Dert adamı söyletir derler. Bu yüzden bende yazıyorum. Yazarken de amacım ne veliye dil uzatmak ne de deliyi taşlamaktır.
Dert adamı söyletir derler. Bu yüzden bende yazıyorum. Yazarken de amacım ne veliye dil uzatmak ne de deliyi taşlamaktır. İnsani olarak az da olsa okuyucularımıza dilimizin döndüğünce aklımızın yettiğince kendimizce bir şeyler yazma çabası içerisindeyim. Şunu da iyi biliyorum ki bu yazdıklarım imzasız dilekçe hükmündedir. Ama bir umut işte.
Kim bilir !
Bakarsınız kuş taşa denk gelir.
Yoksulluğun sol yanına tutunan hayat emekçilerini
Yedi bitirdi zamanın embesileri
Alın teri meydanında ezilen proleterleri
Takmadı gitti zamanın embesileri
Bazı embesilerin üzerini arasalar insanlık namına zerre kadar bir şey bulamazlar!
Dikkatli bakarsanız utanacak yüz bulamazsanız. İpini sahibine teslim eden kuklalar ve insanlığın bitmesine yataklık eden zürriyetler bunlar. Kısacası masum insanların hayatı adaletsiz bu embeslerin iki dudağı arasında.

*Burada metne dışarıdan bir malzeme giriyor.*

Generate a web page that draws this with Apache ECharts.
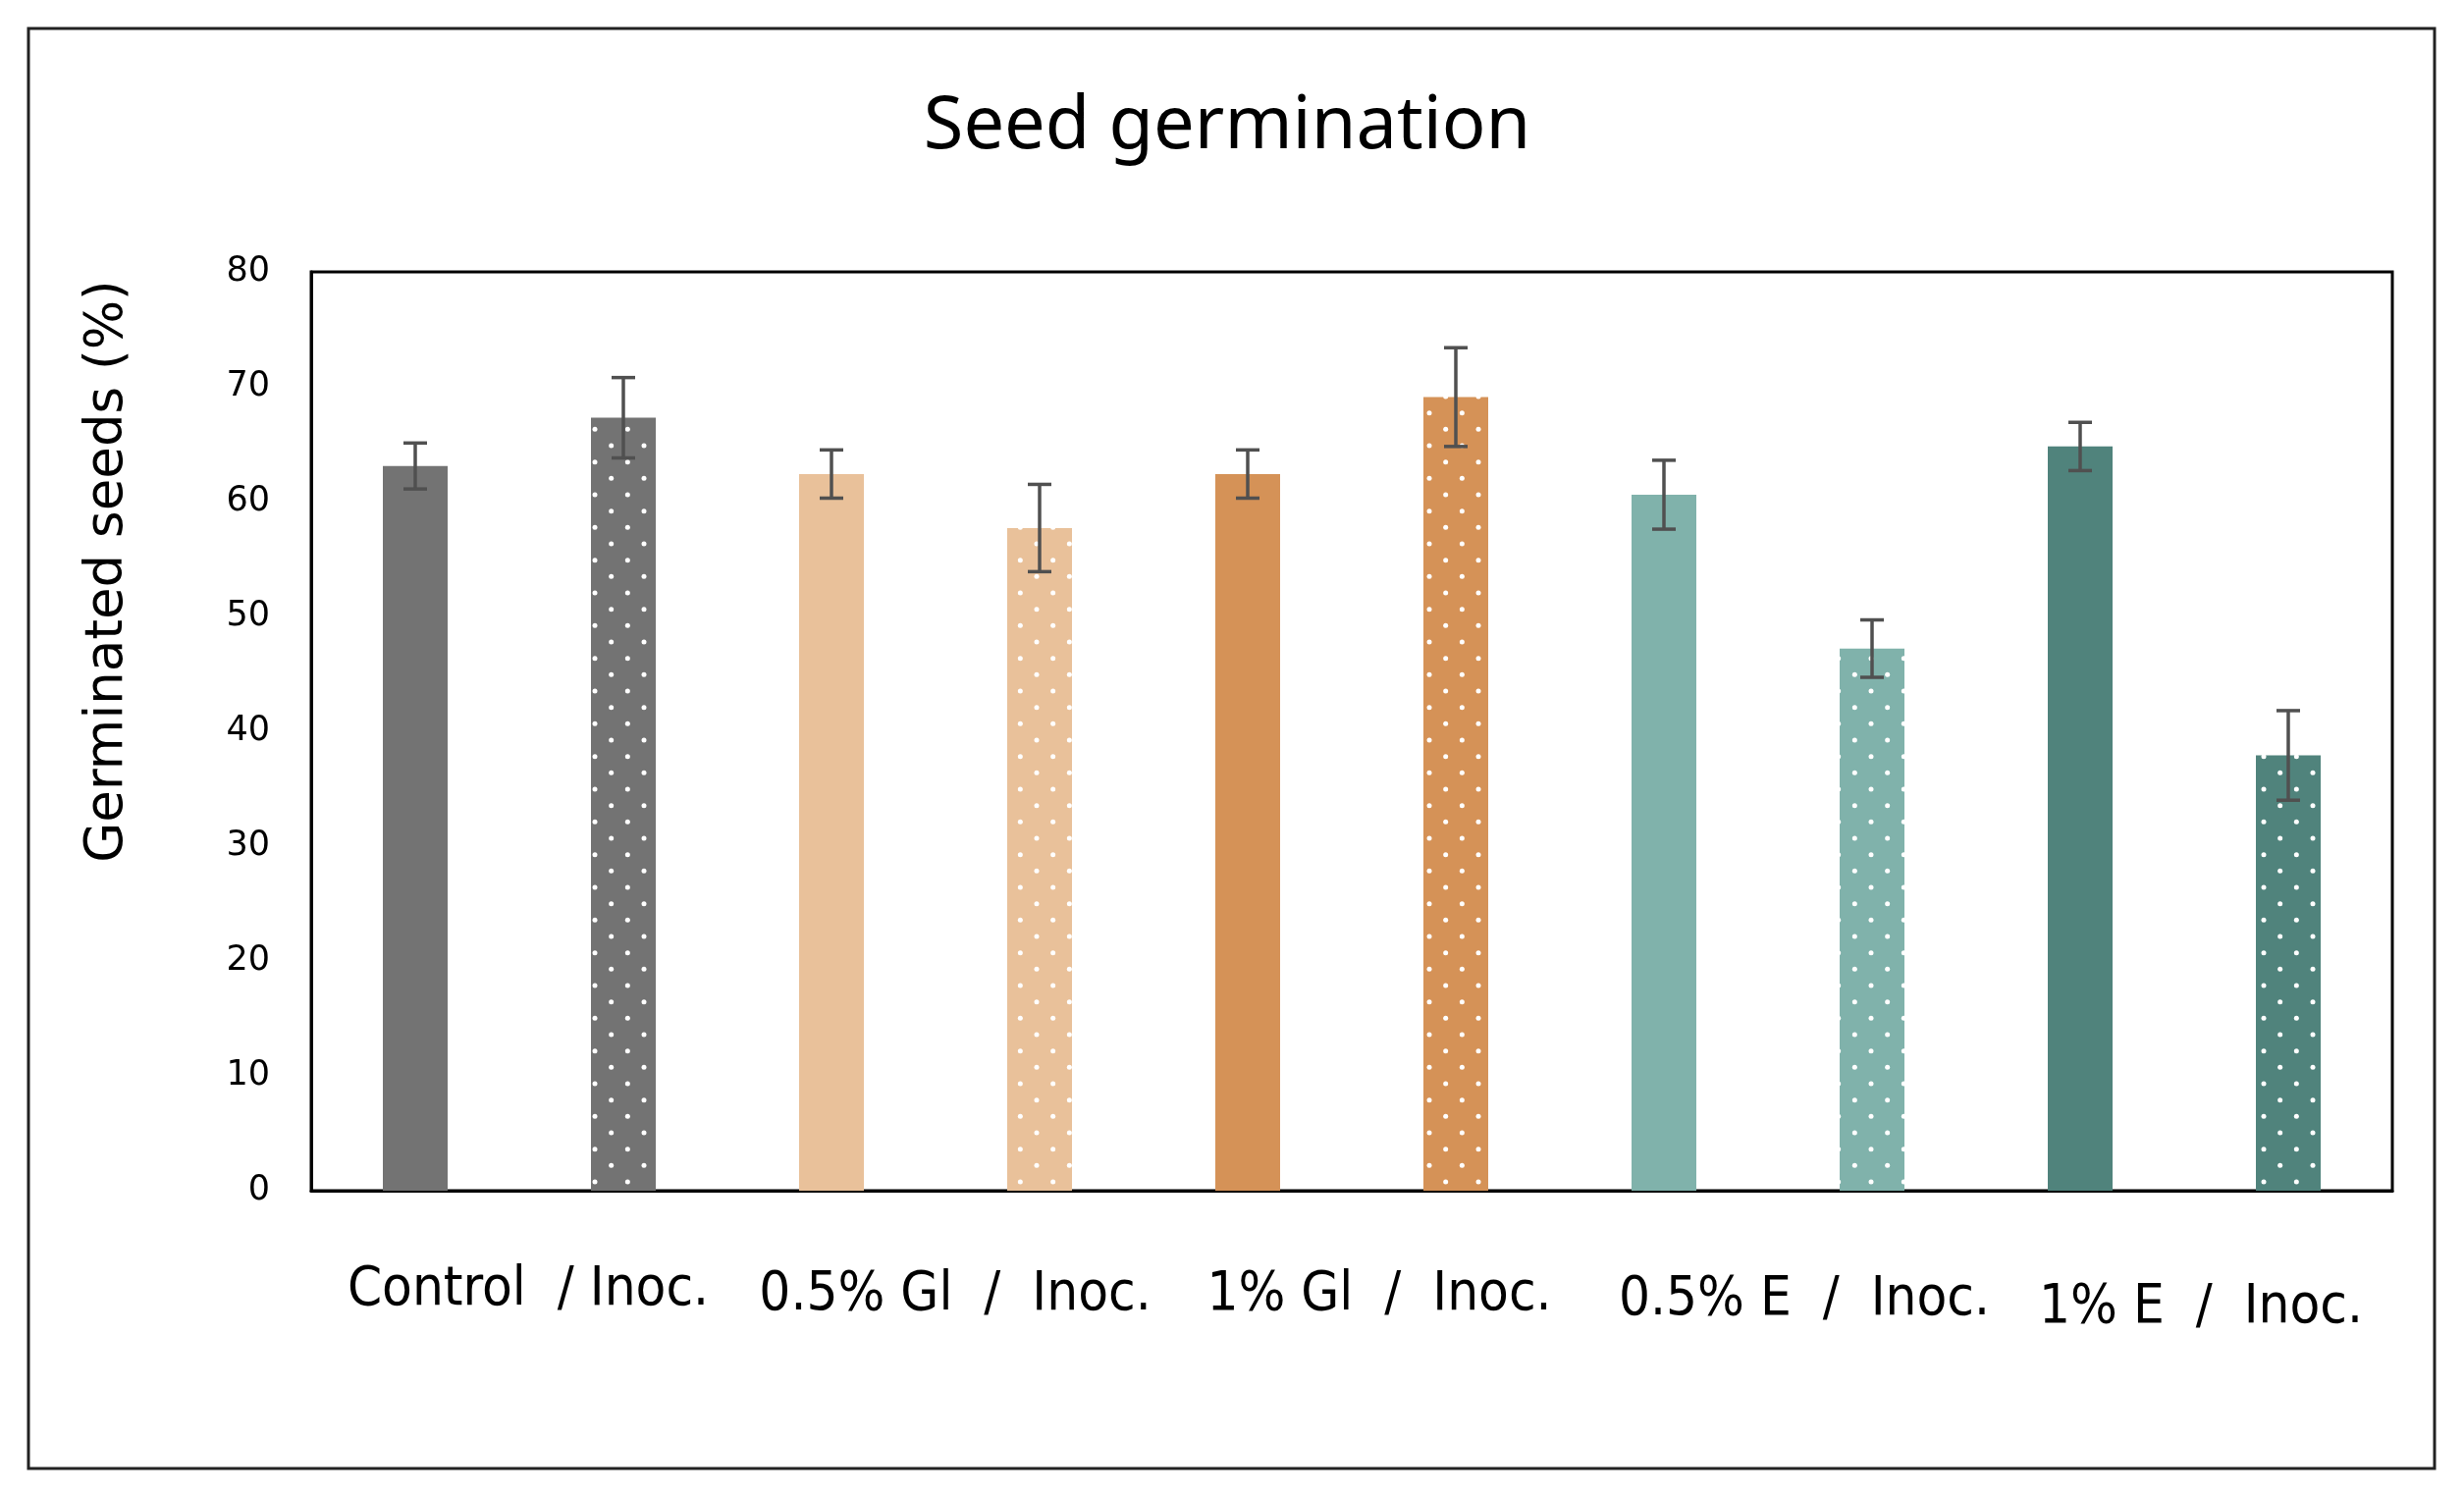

Çünkü hünerli elleri, zulümde, yağmada, bebekleri boğmada ve hırsızlıkta en bereketli ve rahat dönemini yaşar oldu. Para baronları ve ağababaların borazanlığına soyunan öyle çok ki bu sistemde. Bunların hem kara para kasaları hem de hayatları harika bir şekilde dizayn ediliyor. Bu yüzden ekmeğe de emeğe de zerre saygı yok. Çünkü kolay kazanmak revaçta. Dürüstlük, namus ve şeref eski moda. Zaten onlarda ziyadesiyle var(!). O yüzden onlardan sıra gelmez garibanlara.
Allahtan korkma kuldan utanma derseniz?
Tedavülden kalkalı çok oldu. Kısacası insanlık kayıp. Ara ki bulasın.
Kanun derseniz?
Etiketli adamların kanunla adaletle işi yok. Hepsi onlara göre dizayn edilmiş zaten. Yasalar sadece garibanlara uygulanıyor. Ve toplumda kendilerine dokunmayan yılanları beslemek zorunda maalesef
Toplum derseniz kabullenmiş durumda.
Denizlere atılan iyiliğin hikayelerini anlatmaya da gerek kalmadı artık. Yani denize at balık bilmese halik bilir sözü artık lafta.
Kısacası bırakmadılar toplumun yüreğinin gönderinde insan sevgisi.
Allah sonumuzu Hayr etsin. Sığındığımız tek liman bu!